Le lieu du duel sera choisi avec soin. Fini le temps où le Roi permettait que l’on se batte devant le Louvre ou l’Hôtel de ville. La justice privée se rend désormais dans les cours et les jardins. Les abords de Paris fournissent à cet effet des lieux de rencontre aussi commodes que charmants. Le chic est de disposer d’une résidence altoséquanaise. Pour ceux qui n’ont pas cette chance, l’Hermitage de Villebon, à Sèvre, ou encore le bois de Boulogne fournissent des ombrages fort propices à la discussion.
Au cours de la rencontre, le duelliste peut heureusement se reposer sur ses témoins. Cette coutume est née de la nécessité : rares sont les hommes d’assez de sang froid pour agir tout à la fois comme partie, et comme maître de cérémonie.
Précisons que certaines initiatives sont à éviter absolument. La peur de l’estocade conduit parfois à prendre de singulières précautions : l’adversaire du sénateur Lavertujon s’était bardé le corps de quotidiens bon marché. Cela se sut, et le sénateur lui jeta, glacial : « Merci bien, je ne me bats pas avec un kiosque à journaux ! ». S’il va sans dire que ce genre de tour est pendable, gageons que nous les préviendrons davantage en le disant.
Bref, nul ne pouvant sonder vos cœurs, songez avant tout à sauver les apparences. A trop reculer devant l’épée de son offenseur, on s’expose aux rebuffades : « Vous nous quittez, monsieur ? Mes amitiés à votre femme ! ».
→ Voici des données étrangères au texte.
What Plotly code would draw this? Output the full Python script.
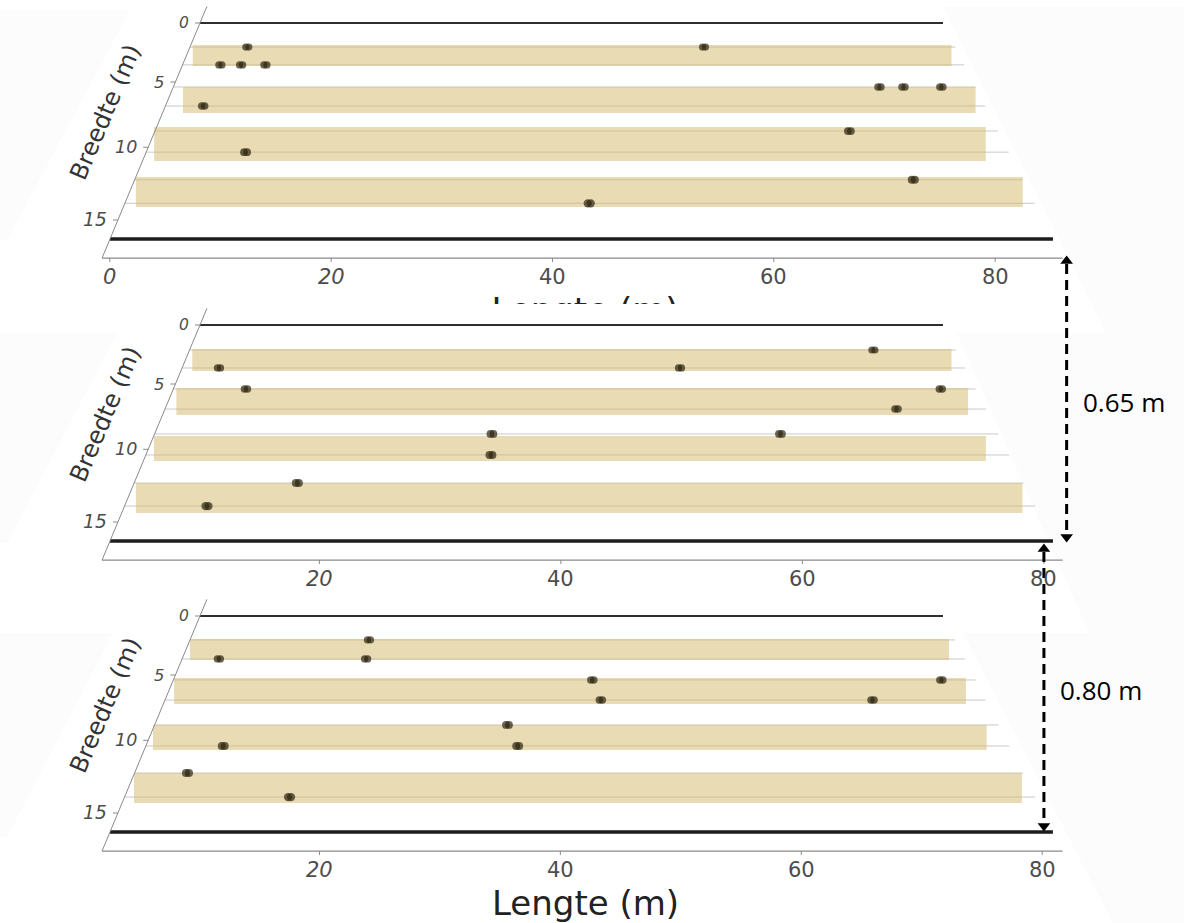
import numpy as np
import plotly.graph_objects as go

# ---------------- data ----------------
# Lengte (m) along the field, Breedte (m) across the field
X_TICKS = [[0, 20, 40, 60, 80], [20, 40, 60, 80], [20, 40, 60, 80]]
Y_TICKS = [0, 5, 10, 15]
FIELD_TOP_B = 0.0
FIELD_EDGE_B = 16.22

# panel 1 (top)
P1_STRIP_L0 = [0.0, 0.9, -0.25, -0.1]
P1_STRIP_L1 = [85.2, 85.4, 84.2, 85.5]
P1_STRIP_B0 = [1.92, 5.40, 8.50, 12.11]
P1_STRIP_B1 = [3.69, 7.44, 10.98, 14.15]
P1_ROWS = [2.1, 3.6, 5.4, 6.9, 8.8, 10.35, 12.3, 13.9]
P1_PTS_L = [5.8, 57.6, 3.5, 5.8, 8.5, 75.7, 78.3, 82.4, 3.3, 70.8, 9.3, 75.4, 43.6]
P1_PTS_B = [2.1, 2.1, 3.6, 3.6, 3.6, 5.4, 5.4, 5.4, 6.9, 8.8, 10.35, 12.3, 13.9]

# panel 2 (middle)
P2_STRIP_L0 = [2.7, 2.8, 2.5, 2.7]
P2_STRIP_L1 = [80.6, 80.2, 79.7, 80.8]
P2_STRIP_B0 = [2.09, 5.32, 9.02, 12.39]
P2_STRIP_B1 = [3.94, 7.44, 10.84, 14.41]
P2_ROWS = [2.18, 3.69, 5.40, 6.98, 8.87, 10.41, 12.39, 13.95]
P2_PTS_L = [73.0, 5.75, 52.6, 9.2, 78.1, 72.9, 33.8, 61.0, 33.8, 16.6, 9.2]
P2_PTS_B = [2.18, 3.69, 3.69, 5.40, 5.40, 6.98, 8.87, 8.87, 10.41, 12.39, 13.95]

# panel 3 (bottom)
P3_STRIP_L0 = [2.36, 2.47, 2.28, 2.45]
P3_STRIP_L1 = [80.56, 80.21, 80.01, 80.94]
P3_STRIP_B0 = [2.01, 5.24, 8.87, 12.32]
P3_STRIP_B1 = [3.78, 7.28, 10.70, 14.35]
P3_ROWS = [2.09, 3.69, 5.40, 6.98, 8.87, 10.41, 12.32, 13.95]
P3_PTS_L = [20.6, 5.7, 20.7, 43.6, 78.3, 44.3, 70.7, 35.3, 36.3, 9.1, 6.7, 16.4]
P3_PTS_B = [2.09, 3.69, 3.69, 5.40, 5.40, 6.98, 6.98, 8.87, 10.41, 10.41, 12.32, 13.95]

DISTANCES = ["0.65 m", "0.80 m"]

# ---------------- layout / perspective projection ----------------
W, H = 1184, 923
PANEL_TOP_PX = [23, 325, 616]
PANEL_L_MIN = [-0.7, 2.0, 1.95]
PANEL_L_MAX = [86.1, 81.55, 81.7]
AXIS_B = 17.41
AXIS_TOP_B = -1.5
E, G = 11.23, -0.00966
XL0, XR0, SLOPE_L, SLOPE_R = 200.0, 943.0, 0.4167, 0.509
CLIP_Y = 304  # where the middle panel hides the top panel's x-axis title

STRIP_FILL = "rgba(212,184,106,0.5)"
POINT_COL = "#2c250f"
TICK_COL = "#4d4d4d"


def proj(p, L, B, B_for_x=None):
    L = np.asarray(L, float)
    B = np.asarray(B, float)
    d = E * B / (1 + G * B)
    y = PANEL_TOP_PX[p] + d
    if B_for_x is not None:
        bx = np.asarray(B_for_x, float)
        d = E * bx / (1 + G * bx)
    xl = XL0 - SLOPE_L * d
    xr = XR0 + SLOPE_R * d
    t = (L - PANEL_L_MIN[p]) / (PANEL_L_MAX[p] - PANEL_L_MIN[p])
    return xl + t * (xr - xl), y


panels = [
    (P1_STRIP_L0, P1_STRIP_L1, P1_STRIP_B0, P1_STRIP_B1, P1_ROWS, P1_PTS_L, P1_PTS_B),
    (P2_STRIP_L0, P2_STRIP_L1, P2_STRIP_B0, P2_STRIP_B1, P2_ROWS, P2_PTS_L, P2_PTS_B),
    (P3_STRIP_L0, P3_STRIP_L1, P3_STRIP_B0, P3_STRIP_B1, P3_ROWS, P3_PTS_L, P3_PTS_B),
]

fig = go.Figure()
ann = []
shapes = []


def text(x, y, s, size, color=TICK_COL, family="DejaVu Sans", xanchor="center",
         yanchor="middle", angle=0, style="normal"):
    ann.append(dict(x=float(x), y=float(y), xref="x", yref="y", text=s, showarrow=False,
                    xanchor=xanchor, yanchor=yanchor, textangle=angle,
                    font=dict(size=size, color=color, family=family, style=style)))


def line_trace(xs, ys, color, width, dash="solid"):
    fig.add_trace(go.Scatter(x=xs, y=ys, mode="lines", hoverinfo="skip",
                             line=dict(color=color, width=width, dash=dash)))


# faint grey background wedges of the warped panels
wedges = [
    [(0, 10), (130, 10), (7, 240), (0, 240)],
    [(943, 7), (1184, 7), (1184, 333), (1106, 333)],
    [(0, 333), (117, 333), (7, 543), (0, 543)],
    [(957, 333), (1184, 333), (1184, 633), (1089, 633)],
    [(0, 633), (113, 633), (7, 837), (0, 837)],
    [(963, 633), (1184, 633), (1184, 923), (1113, 923)],
]
for w in wedges:
    path = "M " + " L ".join(f"{a},{b}" for a, b in w) + " Z"
    shapes.append(dict(type="path", path=path, xref="x", yref="y",
                       fillcolor="#fcfcfc", line=dict(width=0), layer="below"))

for p, (sl0, sl1, sb0, sb1, rows, pl, pb) in enumerate(panels):
    lmin, lmax = PANEL_L_MIN[p], PANEL_L_MAX[p]
    # row grid lines
    gx, gy = [], []
    for b in rows:
        x, y = proj(p, [lmin, lmax], [b, b])
        gx += list(x) + [None]
        gy += list(y) + [None]
    line_trace(gx, gy, "#c9c9c9", 1)
    # strips (drawn as upright rectangles, as in the reference)
    fx, fy = [], []
    for a0, a1, b0, b1 in zip(sl0, sl1, sb0, sb1):
        bm = (b0 + b1) / 2
        x, y = proj(p, [a0, a1, a1, a0, a0], [b0, b0, b1, b1, b0], B_for_x=[bm] * 5)
        fx += list(x) + [None]
        fy += list(y) + [None]
    fig.add_trace(go.Scatter(x=fx, y=fy, mode="lines", fill="toself", fillcolor=STRIP_FILL,
                             line=dict(width=0), hoverinfo="skip"))
    # field boundary lines
    x, y = proj(p, [lmin, lmax], [FIELD_TOP_B] * 2)
    line_trace(x, y, "#2e2e2e", 2.2)
    x, y = proj(p, [lmin, lmax], [FIELD_EDGE_B] * 2)
    line_trace(x, y, "#1c1c1c", 3.4)
    # x axis
    x, y = proj(p, [lmin, lmax], [AXIS_B] * 2)
    line_trace(x, y, "#8a8a8a", 1.2)
    tx, ty = [], []
    for v in X_TICKS[p]:
        xx, yy = proj(p, v, AXIS_B)
        tx += [xx, xx, None]
        ty += [yy, yy + 4, None]
        text(xx, yy + 19, str(v), 21, style="italic" if v <= 20 else "normal")
    line_trace(tx, ty, "#8a8a8a", 1)
    # y axis
    x, y = proj(p, [lmin, lmin], [AXIS_TOP_B, AXIS_B])
    line_trace(x, y, "#8a8a8a", 1)
    tx, ty = [], []
    for v in Y_TICKS:
        xx, yy = proj(p, lmin, v)
        tx += [xx, xx - 5, None]
        ty += [yy, yy, None]
        frac = (yy - PANEL_TOP_PX[p]) / 216.0
        text(xx - 9, yy, str(v), 15.5 + 3.5 * frac, xanchor="right", style="italic")
    line_trace(tx, ty, "#8a8a8a", 1)
    # axis title (Breedte)
    xx, yy = proj(p, lmin, 7.4)
    text(xx - 58, yy, "Breedte (m)", 24, color="#333333", angle=-67)
    # points (slightly elongated like the reference)
    px, py = proj(p, pl, pb)
    frac = (py - PANEL_TOP_PX[p]) / 216.0
    size = 7 + 1.5 * frac
    for off in (-1.5, 1.5):
        fig.add_trace(go.Scatter(x=px + off, y=py, mode="markers", hoverinfo="skip",
                                 marker=dict(color=POINT_COL, size=size, line=dict(width=0))))

# the top panel's "Lengte (m)" title, mostly hidden behind the middle panel:
# drawn on an overlay subplot whose plotting area ends at CLIP_Y, so it is clipped
_, yy = proj(0, 40, AXIS_B)
fig.add_trace(go.Scatter(x=[585], y=[float(yy) + 38], mode="text", text=["Lengte (m)"],
                         textposition="bottom center", cliponaxis=True,
                         textfont=dict(size=34, color="#222222", family="DejaVu Sans"),
                         hoverinfo="skip", xaxis="x2", yaxis="y2"))

# bottom axis title
_, yy = proj(2, 40, AXIS_B)
text(585, float(yy) + 52, "Lengte (m)", 34, color="#222222")

# distance arrows between panels
ax1x, ax1y = proj(0, PANEL_L_MAX[0], AXIS_B)
_, e2y = proj(1, 40, FIELD_EDGE_B)
a1x = float(ax1x) + 4
a2x, _ = proj(1, 80, AXIS_B)
a2x = float(a2x)
_, e3y = proj(2, 40, FIELD_EDGE_B)
arrows = [(a1x, float(ax1y) - 2, float(e2y) + 1), (a2x, float(e2y) + 3, float(e3y) - 1)]
for (ax, ytop, ybot), lab in zip(arrows, DISTANCES):
    line_trace([ax, ax], [ytop + 8, ybot - 8], "black", 3, dash="10px,6px")
    fig.add_trace(go.Scatter(x=[ax, ax], y=[ytop + 5, ybot - 5], mode="markers",
                             hoverinfo="skip",
                             marker=dict(symbol=["triangle-up", "triangle-down"], size=11,
                                         color="black", line=dict(width=0))))
    text(ax + 14, (ytop + ybot) / 2 + 3, lab, 26, color="black", family="Open Sans",
         xanchor="left")

fig.update_layout(
    width=W, height=H, margin=dict(l=0, r=0, t=0, b=0),
    paper_bgcolor="white", plot_bgcolor="rgba(0,0,0,0)", showlegend=False,
    xaxis=dict(range=[0, W], visible=False, fixedrange=True),
    yaxis=dict(range=[H, 0], visible=False, fixedrange=True),
    xaxis2=dict(range=[0, W], visible=False, fixedrange=True, anchor="y2",
                overlaying="x"),
    yaxis2=dict(range=[CLIP_Y, 0], visible=False, fixedrange=True, anchor="x2",
                domain=[1 - CLIP_Y / H, 1]),
    annotations=ann, shapes=shapes,
)
fig.write_html("out.html", config={"displayModeBar": False},
               post_script="document.body.style.margin='0';")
La grâce sera donnée par surcroît
Enfin messieurs, en guise d’envoi permettez-moi ce dernier conseil. Plus que toutes les terribles épreuves qui jonchent la vie d’un homme, le duel, par le courage et le sang-froid qu’il réclame, excite les mâles vertus qui font la gloire de la France. L’honneur, la fidélité au devoir, l’abnégation qui ne recule pas devant le sacrifice de la vie elle-même forgent des caractères rudement trempés sans lesquels les âmes les mieux nées s’étiolent et se fanent. Mais par dessus ces vertus, il en est une qui distingue le génie français de cette « homicidal austerity of mood » britannique ; c’est le panache ! Sûr de son poignet, confiant dans ses témoins, le bon duelliste trouvera toujours la ressource pour glacer son adversaire en lançant, désinvolte: « Garçon, deux pistolets et un café ! ».